Instructions to follow:
Look through the data below and count each line where the word "that" appears. Reply with the count alone.

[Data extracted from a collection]
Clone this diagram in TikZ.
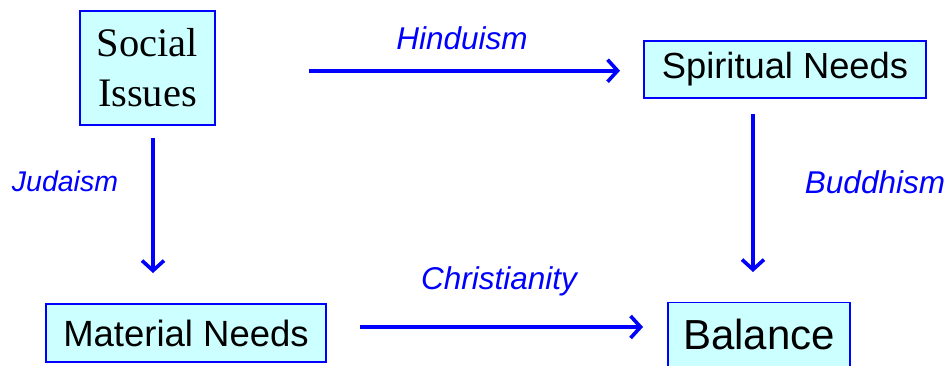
\documentclass[tikz,border=0pt]{standalone}
\usepackage{fontspec}
\setmainfont{Liberation Serif}
\newfontfamily\arial{Liberation Sans}
\usetikzlibrary{arrows.meta}
\definecolor{boxfill}{HTML}{CCFFFF}
\definecolor{pblue}{RGB}{0,0,255}
\tikzset{
  boxnode/.style={draw=pblue, line width=1.6pt, fill=boxfill, inner sep=0pt, text=black},
  lbl/.style={text=pblue, font=\arial\itshape\fontsize{31.5}{36}\selectfont, anchor=base, inner sep=0pt},
  arr/.style={draw=pblue, line width=3.6pt, -{Straight Barb[length=10pt,width=22pt]}}
}
\begin{document}
\begin{tikzpicture}[x=1pt,y=-1pt]
\useasboundingbox (0,0) rectangle (948,365);
% boxes
\node[boxnode, minimum width=135pt, minimum height=114pt, align=center,
      font=\fontsize{40.5}{50}\selectfont] (si) at (147.5,68) {Social\\Issues};
\node[boxnode, minimum width=282pt, minimum height=57pt,
      font=\arial\fontsize{36.3}{42}\selectfont] (sn) at (785,69.5) {Spiritual Needs};
\node[boxnode, minimum width=280pt, minimum height=58pt,
      font=\arial\fontsize{36.5}{42}\selectfont] (mn) at (186,333) {Material Needs};
\node[boxnode, minimum width=182pt, anchor=base, inner ysep=16pt, text depth=30pt,
      font=\arial\fontsize{42}{48}\selectfont] (bal) at (759,349) {Balance};
% arrow end points
\coordinate (h1) at (309,70.7);
\coordinate (h2) at (620,70.7);
\coordinate (j1) at (153,138);
\coordinate (j2) at (153,273);
\coordinate (b1) at (753,114);
\coordinate (b2) at (753,272);
\coordinate (c1) at (360,327);
\coordinate (c2) at (643,327);
\draw[arr] (h1) -- (h2);
\draw[arr] (j1) -- (j2);
\draw[arr] (b1) -- (b2);
\draw[arr] (c1) -- (c2);
% labels
\node[lbl] (lh) at (462,49.3) {Hinduism};
\node[lbl, font=\arial\itshape\fontsize{28.5}{34}\selectfont] (lj) at (65,191.7) {Judaism};
\node[lbl] (lb) at (875,193) {Buddhism};
\node[lbl] (lc) at (499,289.3) {Christianity};
\end{tikzpicture}
\end{document}
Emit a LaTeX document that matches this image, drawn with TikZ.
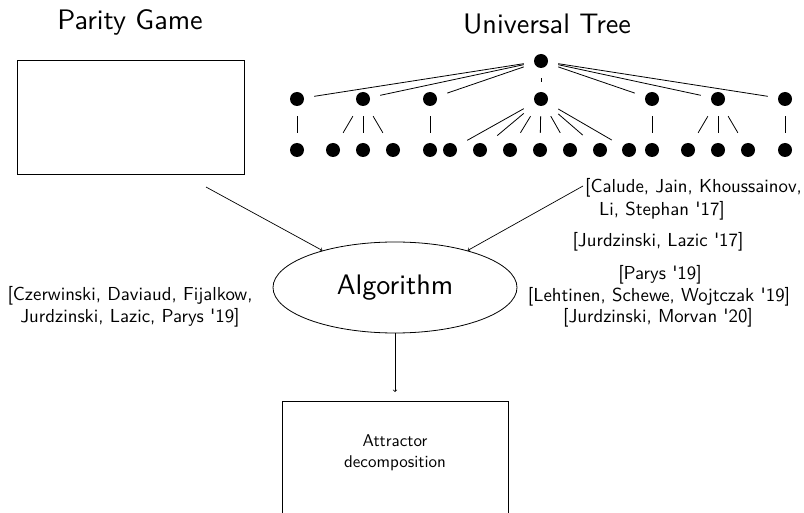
\documentclass[tikz,border=0pt]{standalone}
\usepackage{fontspec}
\newfontfamily\lmten{lmsans10-regular.otf}
\usetikzlibrary{shapes.geometric}
\begin{document}
\begin{tikzpicture}[x=1pt,y=-1pt,
  tnode/.style={rectangle,minimum width=34pt,minimum height=34pt,inner sep=0pt,
    path picture={\fill (path picture bounding box.center) circle (7pt);}},
  tedge/.style={line width=0.8pt},
  cite/.style={font=\lmten\fontsize{18.8}{21.5}\selectfont, inner sep=0pt, anchor=base},
  small/.style={font=\lmten\fontsize{17}{21}\selectfont, inner sep=0pt, anchor=base},
  ttl/.style={font=\lmten\fontsize{28.2}{32}\selectfont, inner sep=0pt, anchor=base},
  boxx/.style={draw, line width=0.8pt, inner sep=0pt},
  conn/.style={->, line width=0.7pt}]
\useasboundingbox (0,0) rectangle (804,513);
\clip (0,0) rectangle (804,513);
% titles
\node[ttl] (pgt) at (130,30) {Parity Game};
\node[ttl] (utt) at (547,33.3) {Universal Tree};
% parity game box
\node[boxx, minimum width=227pt, minimum height=114pt] (pg) at (130.5,117) {};
% tree
\node[tnode] (r) at (541,61) {};
\foreach \i/\x in {1/297,2/363,3/430,4/541,5/652,6/718,7/785}
  \node[tnode] (m\i) at (\x,99) {};
\foreach \i/\x in {1/297,2/333,3/363,4/393,5/430,6/450,7/480,8/510,9/540,10/570,11/600,12/629,13/652,14/688,15/718,16/748,17/785}
  \node[tnode] (l\i) at (\x,150) {};
\foreach \i in {1,...,7} \draw[tedge] (r) -- (m\i);
\draw[tedge] (m1) -- (l1);
\foreach \j in {2,3,4} \draw[tedge] (m2) -- (l\j);
\draw[tedge] (m3) -- (l5);
\foreach \j in {6,...,12} \draw[tedge] (m4) -- (l\j);
\draw[tedge] (m5) -- (l13);
\foreach \j in {14,15,16} \draw[tedge] (m6) -- (l\j);
\draw[tedge] (m7) -- (l17);
% algorithm
\node[ellipse, draw, line width=0.8pt, minimum width=244pt, minimum height=91pt, inner sep=0pt] (alg) at (395,287.5) {};
\node[ttl] (algt) at (395,295) {Algorithm};
% attractor box
\node[boxx, minimum width=226pt, minimum height=140pt, anchor=north] (att) at (395,401) {};
\node[small] (att1) at (395,446.5) {Attractor};
\node[small] (att2) at (395,467.5) {decomposition};
% citations
\node[cite] (cz1) at (130,301) {[Czerwinski, Daviaud, Fijalkow,};
\node[cite] (cz2) at (130,322.5) {Jurdzinski, Lazic, Parys '19]};
\node[cite, anchor=base west] (cal1) at (585,193) {[Calude, Jain, Khoussainov,};
\node[cite, anchor=base west] (cal2) at (599,216) {Li, Stephan '17]};
\node[cite] (jl) at (658,247) {[Jurdzinski, Lazic '17]};
\node[cite] (par) at (660,280) {[Parys '19]};
\node[cite] (lsw) at (659,302) {[Lehtinen, Schewe, Wojtczak '19]};
\node[cite] (jm) at (658,323) {[Jurdzinski, Morvan '20]};
% connectors
\coordinate (s1) at (206,187);
\coordinate (s2) at (583,186);
\draw[conn] (s1) -- (alg.153);
\draw[conn] (s2) -- (alg.27);
\draw[conn, shorten >=9pt] (alg) -- (att);
\end{tikzpicture}
\end{document}
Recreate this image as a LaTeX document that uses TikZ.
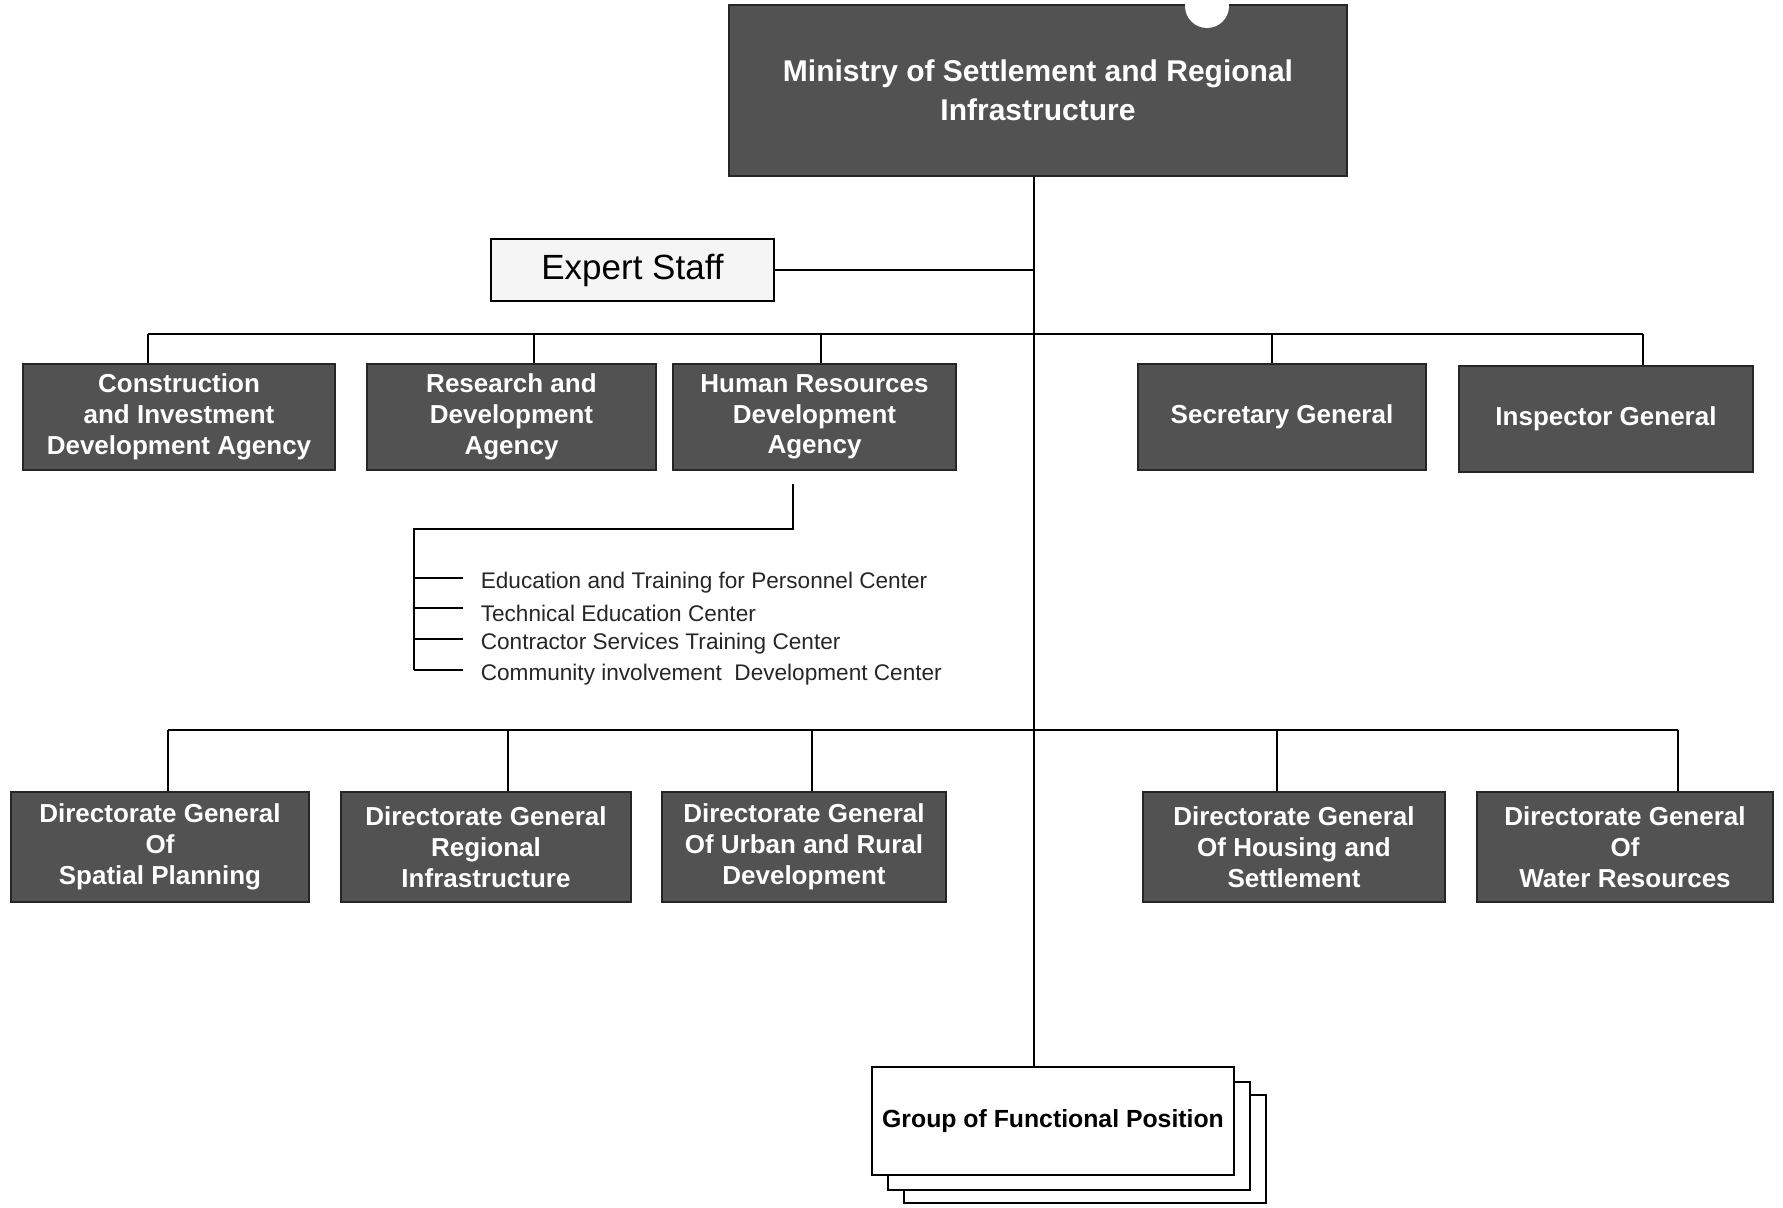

Task result:
2